Aufgewachsen als Einzelgängerin mit einer akuten Phobie hatte ich nie eine enge Freundin. Ich sehnte mich nach jemandem, dem ich mich nahe genug fühlte, um alles mit ihm teilen zu können, jemand der keine Angst hätte, mir alle seine Geheimnisse anzuvertrauen – eine Freundschaft, in der ich verstanden und akzeptiert sein würde, und einfach „ich selbst“ sein könnte – aber ich fragte mich, ob solche Freundschaften nur in Büchern existierten.
Als ich 14 war, fand ich solch eine Freundin! Vom Tag der ersten Begegnung an war es, als hätten Stephanie und ich uns unser ganzes Leben gekannt. Wir vertrauten einander, und ich fühlte mich wohl mit ihr, ohne die geringste Spur meiner sonst üblichen Angst.
Wir teilten Interessen und Hobbies und schienen in vielen Bereichen der gleichen Ansicht zu sein. Unsere Familien witzelten, wir würden uns ein Gehirn teilen, da wir oft die Sätze der anderen beendeten.
Als ich dem Ruf in meinem Herzen folgte, mich einer Missionsarbeit in einem anderen Land anzuschließen, vermisste ich Stephanie … gewaltig. Aber ich wusste, wir würden in Kontakt bleiben. Immerhin findet man eine solche Freundin nicht alle Tage. Wir schrieben einander ein paar Mal hin und her. Zu meinem Geburtstag schickte sie mir eine Zeichnung – von zwei Wölfen und einem Adler – und einen Brief voller Neuigkeiten, die sie erlebt hatte, und von den Plänen, die sie schmiedete.
Es kam kein weiterer Brief von ihr.
Stattdessen erreichte mich eine Woche später ein Telefonanruf. Stephanie wurde während einer Radtour mit ihrem Freund in den Bergen von einem zu schnellen LKW angefahren und verstarb innerhalb weniger Stunden.

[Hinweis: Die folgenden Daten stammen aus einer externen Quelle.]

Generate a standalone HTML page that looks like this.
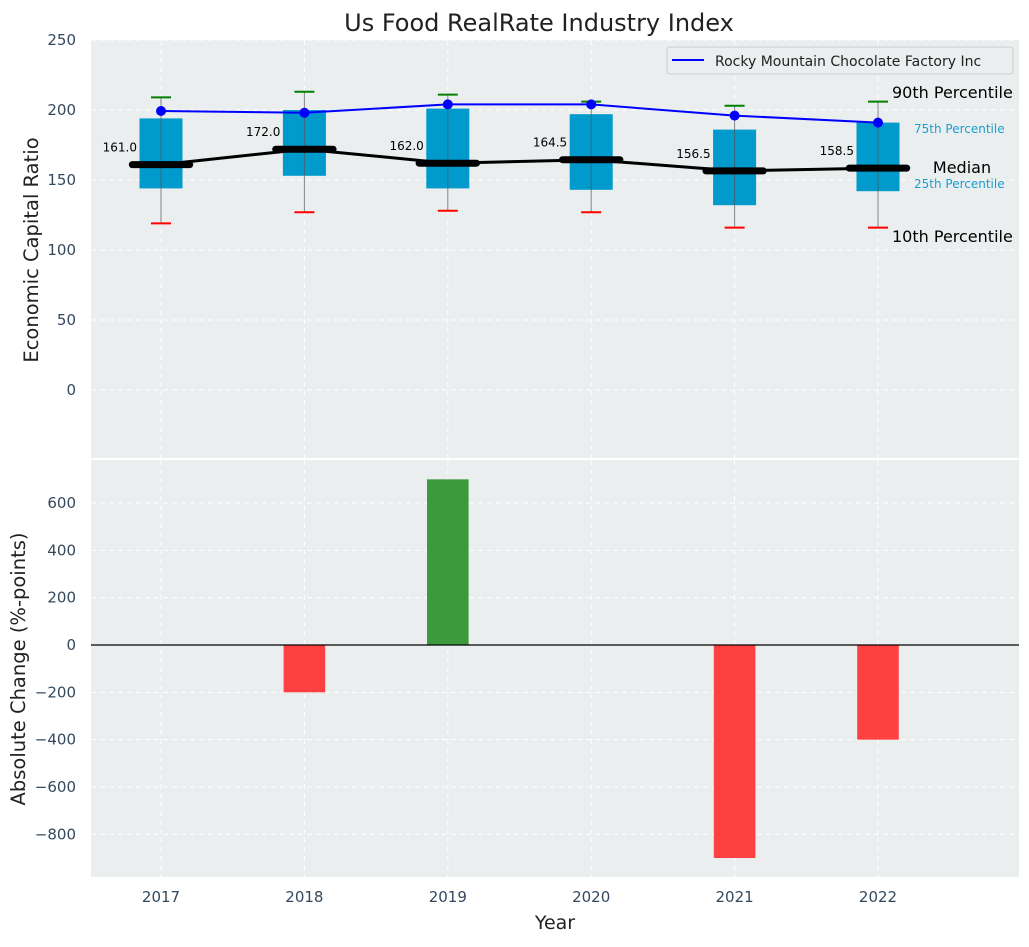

Mir fehlte die Sprache. Unversehens schien die Welt farblos und luftleer. Ich musste mich setzen und brach in Tränen aus. Wie konnte sie tot sein? Warum Stephanie? Sie hatte noch nicht einmal das Erwachsenenalter erreicht, und sie steckte voller Träume. Sie wollte die Welt zu einem besseren Ort machen, und ich wusste einfach, sie war auf dem Weg, etwas Großartiges zu vollbringen. Sie wollte heiraten und Kinder bekommen. Sie war meine Freundin, meine beste Freundin. Inmitten all der Schluchzer, die aus einem Ort in meinem tiefsten Inneren aufstiegen und es sich anfühlte, als würde mein Herz entzweigerissen, fragte ich Gott, „Warum?“
Doch dann fühlte ich etwas, … es war mehr als ein Gedanke, mehr als ein Gefühl. Noch einen Augenblick zuvor voller Trauer und Verzweiflung überkam mich nun ein wunderbares Gefühl der Leichtigkeit und Freude.
Ein Satz kam mir in den Sinn: Wenn du nur wüsstest, wie es hier ist! Ich fühlte Stephanies Gegenwart – nur für einen Moment. Aber das war genug. Irgendwie, so wusste ich, wollte sie mich wissen lassen, es ginge ihr gut. Ich wusste, sie war an einem besseren Ort, an einem Platz voller Wunder, voller Licht und Leben, jenseits von allem, was ich mir vorstellen konnte, und ich wusste, ich würde sie wiedersehen.
Dieses Ereignis ließ mich mit dem unauslöschlichen Gefühl zurück, dass jedes Menschenleben eine tiefere Bedeutung hat, als ich es je verstehen könnte. Es gab eine tiefere Bestimmung für Stephanies Leben, und ja, auch für ihren Tod. Auch wenn ich es jetzt nicht verstehen kann, glaube ich daran, es eines Tages zu verstehen.
An jenem Tag werden alle Tränen, die unsere Augen trüben wollen, abgewischt werden. An jenem Tag werden wir Jesus von Angesicht zu Angesicht sehen. An jenem Tag werden wir wieder mit denen vereint sein, die wir lieben und eine Zeit lang verloren hatten, und jener Tag wird ewig dauern.